Monday, Aug. 31, 1959
Getting Closer
"It sounds like a lightning bolt is going off in the next room," says one worker. The building shakes, but researchers at Washington's Naval Research Laboratory hardly look up. They know it's only dynamic Alan Kolb, 30, at work on his thermonuclear experiment.
Last week in Upsala, Sweden, Kolb reported his preliminary results to an international conference of physicists. The data indicated that his project has made a significant advance toward the achievement of the first controlled fusion reaction, an objective that could give the human race a source of energy that would last for millions of years: one small bucket of water holds enough heavy hydrogen to make fuel equivalent to 300 gallons of gasoline.
Water for Fuel. The first step toward creating a controlled fusion reaction is to heat up deuterium gas until the nucleus (one proton and one neutron) of each atom is separated from the electron that ordinarily orbits around it (deuterium is the hydrogen isotope in heavy water, D2O). If the particles are made hot enough, the deuterium nuclei will collide with ample force to "fuse" together, forming helium 3 and giving off a neutron. When that happens, part of their mass is converted into energy--the energy of the hydrogen bomb, the stars and the sun.

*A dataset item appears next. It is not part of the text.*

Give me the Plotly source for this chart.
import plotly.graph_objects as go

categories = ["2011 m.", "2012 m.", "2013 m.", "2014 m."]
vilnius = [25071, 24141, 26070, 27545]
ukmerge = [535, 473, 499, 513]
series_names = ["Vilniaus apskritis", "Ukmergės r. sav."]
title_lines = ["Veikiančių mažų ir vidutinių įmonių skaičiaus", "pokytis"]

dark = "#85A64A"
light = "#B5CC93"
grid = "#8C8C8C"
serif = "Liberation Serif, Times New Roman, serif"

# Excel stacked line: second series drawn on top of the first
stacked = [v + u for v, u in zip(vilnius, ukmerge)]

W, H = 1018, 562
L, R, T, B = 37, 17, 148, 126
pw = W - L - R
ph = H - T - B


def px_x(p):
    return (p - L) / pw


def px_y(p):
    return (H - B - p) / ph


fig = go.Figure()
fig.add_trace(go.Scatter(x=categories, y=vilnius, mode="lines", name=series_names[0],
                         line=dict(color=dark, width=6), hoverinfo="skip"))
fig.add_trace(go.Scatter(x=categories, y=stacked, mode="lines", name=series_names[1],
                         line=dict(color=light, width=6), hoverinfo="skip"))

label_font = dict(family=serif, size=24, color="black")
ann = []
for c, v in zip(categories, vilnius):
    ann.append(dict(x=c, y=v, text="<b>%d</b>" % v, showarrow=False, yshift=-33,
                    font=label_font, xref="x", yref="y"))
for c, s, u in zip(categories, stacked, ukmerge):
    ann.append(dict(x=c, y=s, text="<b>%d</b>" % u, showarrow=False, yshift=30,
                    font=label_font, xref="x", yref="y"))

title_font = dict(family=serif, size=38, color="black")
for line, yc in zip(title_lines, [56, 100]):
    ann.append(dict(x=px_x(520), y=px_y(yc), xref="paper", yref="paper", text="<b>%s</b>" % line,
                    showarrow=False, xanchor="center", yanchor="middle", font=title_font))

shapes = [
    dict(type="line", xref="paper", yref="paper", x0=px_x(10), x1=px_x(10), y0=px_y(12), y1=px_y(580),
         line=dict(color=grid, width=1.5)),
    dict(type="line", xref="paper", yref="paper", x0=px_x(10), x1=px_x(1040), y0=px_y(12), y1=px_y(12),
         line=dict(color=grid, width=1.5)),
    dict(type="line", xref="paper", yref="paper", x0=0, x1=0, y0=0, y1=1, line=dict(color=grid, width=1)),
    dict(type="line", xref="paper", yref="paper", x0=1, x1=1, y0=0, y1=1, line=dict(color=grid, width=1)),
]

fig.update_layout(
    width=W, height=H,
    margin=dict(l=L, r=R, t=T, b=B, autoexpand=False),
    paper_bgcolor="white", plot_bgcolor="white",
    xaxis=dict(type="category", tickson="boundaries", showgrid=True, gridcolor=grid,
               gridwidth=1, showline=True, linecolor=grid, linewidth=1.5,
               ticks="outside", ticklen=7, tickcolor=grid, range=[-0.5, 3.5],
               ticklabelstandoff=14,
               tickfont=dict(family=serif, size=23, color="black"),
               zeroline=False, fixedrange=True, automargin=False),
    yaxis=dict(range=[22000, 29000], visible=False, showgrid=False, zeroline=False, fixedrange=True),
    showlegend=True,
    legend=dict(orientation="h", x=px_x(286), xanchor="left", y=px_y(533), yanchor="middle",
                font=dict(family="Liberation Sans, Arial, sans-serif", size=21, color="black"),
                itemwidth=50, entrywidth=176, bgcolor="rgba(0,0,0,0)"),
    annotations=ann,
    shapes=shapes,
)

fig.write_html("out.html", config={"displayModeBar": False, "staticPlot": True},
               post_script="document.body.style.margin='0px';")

The temperature required for a sustained reaction is, at a minimum, 50 million degrees. No conventional container could withstand such a temperature, so physicists surround the "plasma" of deuterium with a magnetic field whose lines of force are powerful enough to hold it. Then an enormous bolt of electricity is shot into the system to make the plasma particles move rapidly, thereby supplying the necessary heat.
Trouble is that when the big bolt strikes, the plasma writhes and twists, often breaks out of the magnetic field and dissipates its heat into the walls of whatever sort of outer container is being used.

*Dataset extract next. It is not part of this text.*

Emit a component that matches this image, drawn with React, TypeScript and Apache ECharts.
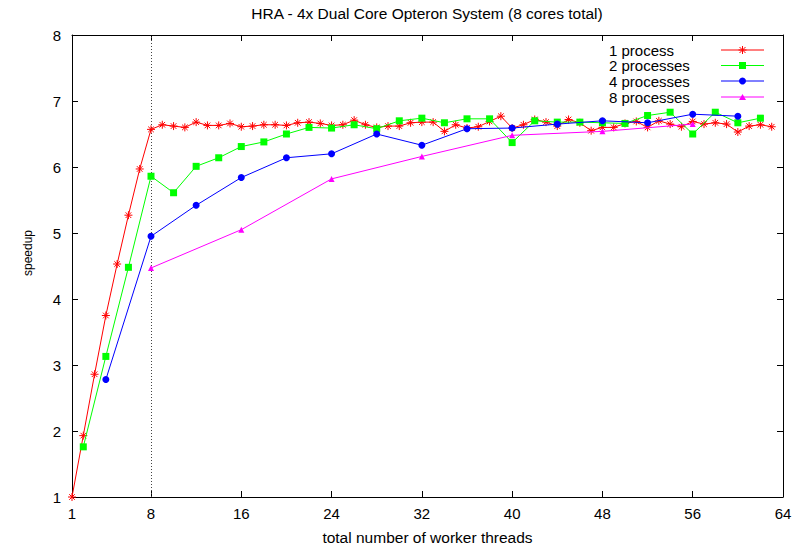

Neutron Shower. In Kolb's experiment, the deuterium plasma is held in a quartz tube about a foot long. At each end the magnetic field is given added strength to form a magnetic "mirror," which reflects back the charged particles as they try to escape, thus sealing the gas in a magnetic bottle. A bank of 99 condensers, kept in the basement since condensers sometimes blow up, sends a jolt of 4,000,000 amperes thundering through the coil, heating the gas up to around 20 million degrees. Dr. Kolb reported that his machine had confined plasma and kept it stable at this temperature for twelve microseconds. During this period, bursts of neutrons poured out of the device. "This agrees with theoretical calculations for a fusion reaction," said Kolb cautiously.

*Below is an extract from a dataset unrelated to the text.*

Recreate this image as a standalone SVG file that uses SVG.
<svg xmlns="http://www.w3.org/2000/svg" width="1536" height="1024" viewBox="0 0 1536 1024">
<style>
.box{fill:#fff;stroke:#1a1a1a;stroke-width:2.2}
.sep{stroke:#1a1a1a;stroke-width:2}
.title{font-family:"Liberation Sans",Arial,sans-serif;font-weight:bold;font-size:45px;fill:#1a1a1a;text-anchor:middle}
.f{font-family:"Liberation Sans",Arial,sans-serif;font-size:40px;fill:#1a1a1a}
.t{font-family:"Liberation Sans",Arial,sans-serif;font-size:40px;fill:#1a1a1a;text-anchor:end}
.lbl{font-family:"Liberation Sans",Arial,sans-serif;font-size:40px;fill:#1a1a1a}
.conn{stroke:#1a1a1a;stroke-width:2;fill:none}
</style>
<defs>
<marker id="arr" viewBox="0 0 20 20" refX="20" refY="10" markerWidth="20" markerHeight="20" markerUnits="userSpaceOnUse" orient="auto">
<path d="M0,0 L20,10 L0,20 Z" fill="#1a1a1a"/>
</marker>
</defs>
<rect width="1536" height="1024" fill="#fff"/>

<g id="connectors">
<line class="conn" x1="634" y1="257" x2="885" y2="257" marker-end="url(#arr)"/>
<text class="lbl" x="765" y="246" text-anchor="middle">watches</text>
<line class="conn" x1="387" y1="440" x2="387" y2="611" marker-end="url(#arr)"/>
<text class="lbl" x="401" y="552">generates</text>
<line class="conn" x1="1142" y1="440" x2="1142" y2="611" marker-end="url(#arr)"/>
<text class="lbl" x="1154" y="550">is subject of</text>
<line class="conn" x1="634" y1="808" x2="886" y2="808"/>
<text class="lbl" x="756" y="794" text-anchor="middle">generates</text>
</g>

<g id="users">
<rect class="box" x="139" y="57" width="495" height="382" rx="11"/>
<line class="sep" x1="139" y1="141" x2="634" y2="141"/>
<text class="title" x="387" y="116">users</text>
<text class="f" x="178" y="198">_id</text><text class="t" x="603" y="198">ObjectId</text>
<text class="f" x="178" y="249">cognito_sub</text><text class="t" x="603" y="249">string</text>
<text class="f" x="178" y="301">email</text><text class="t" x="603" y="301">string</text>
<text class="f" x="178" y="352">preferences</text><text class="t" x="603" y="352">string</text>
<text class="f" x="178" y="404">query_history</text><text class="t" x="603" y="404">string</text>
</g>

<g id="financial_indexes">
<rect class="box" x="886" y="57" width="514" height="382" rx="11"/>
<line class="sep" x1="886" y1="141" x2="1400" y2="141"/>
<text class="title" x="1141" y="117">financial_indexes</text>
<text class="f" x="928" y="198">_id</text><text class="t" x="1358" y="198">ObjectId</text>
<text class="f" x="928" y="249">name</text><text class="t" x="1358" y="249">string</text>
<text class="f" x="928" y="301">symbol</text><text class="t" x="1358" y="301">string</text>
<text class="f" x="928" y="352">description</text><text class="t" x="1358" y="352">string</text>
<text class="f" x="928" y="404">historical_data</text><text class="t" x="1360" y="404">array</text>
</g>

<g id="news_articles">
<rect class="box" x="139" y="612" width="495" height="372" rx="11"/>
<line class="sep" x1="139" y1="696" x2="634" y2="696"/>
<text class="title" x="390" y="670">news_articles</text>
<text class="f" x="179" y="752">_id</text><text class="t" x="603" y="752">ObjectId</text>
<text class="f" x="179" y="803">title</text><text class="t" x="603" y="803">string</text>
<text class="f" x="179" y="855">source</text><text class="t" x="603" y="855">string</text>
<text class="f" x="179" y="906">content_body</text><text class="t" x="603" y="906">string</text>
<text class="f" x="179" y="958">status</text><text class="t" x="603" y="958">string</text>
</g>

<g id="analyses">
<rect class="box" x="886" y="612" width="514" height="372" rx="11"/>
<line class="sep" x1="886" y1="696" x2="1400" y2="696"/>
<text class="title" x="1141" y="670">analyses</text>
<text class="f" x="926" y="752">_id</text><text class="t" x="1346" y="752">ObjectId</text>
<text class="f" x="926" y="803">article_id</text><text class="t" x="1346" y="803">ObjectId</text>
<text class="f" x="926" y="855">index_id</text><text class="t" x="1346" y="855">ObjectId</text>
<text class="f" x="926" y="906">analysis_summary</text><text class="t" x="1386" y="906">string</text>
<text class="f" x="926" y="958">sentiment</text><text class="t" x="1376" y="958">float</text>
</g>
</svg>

Neither Kolb nor anyone else is claiming that a fusion reaction was definitely achieved. The British, who thought they had achieved it with their Zeta a year ago, later admitted that the neutrons produced came not from fusion but from unintended collisions of high-energy particles. Furthermore, it would take far higher temperatures before the deuterium fusion would produce more energy than it absorbed. Explained NRL Research Director Robert M. Page: "We have to go farther to get a true fusion reaction and farther still to prove it." Sustaining a fusion reaction, he explained, is like lighting a piece of paper with a match. First the paper turns brown, then it smokes, then it bursts into flame. "We think we have reached the stage where the deuterium is beginning to show a little brown." What Kolb and the Naval Research Laboratory need now is a bank of condensers ten times as powerful, i.e., a bigger match.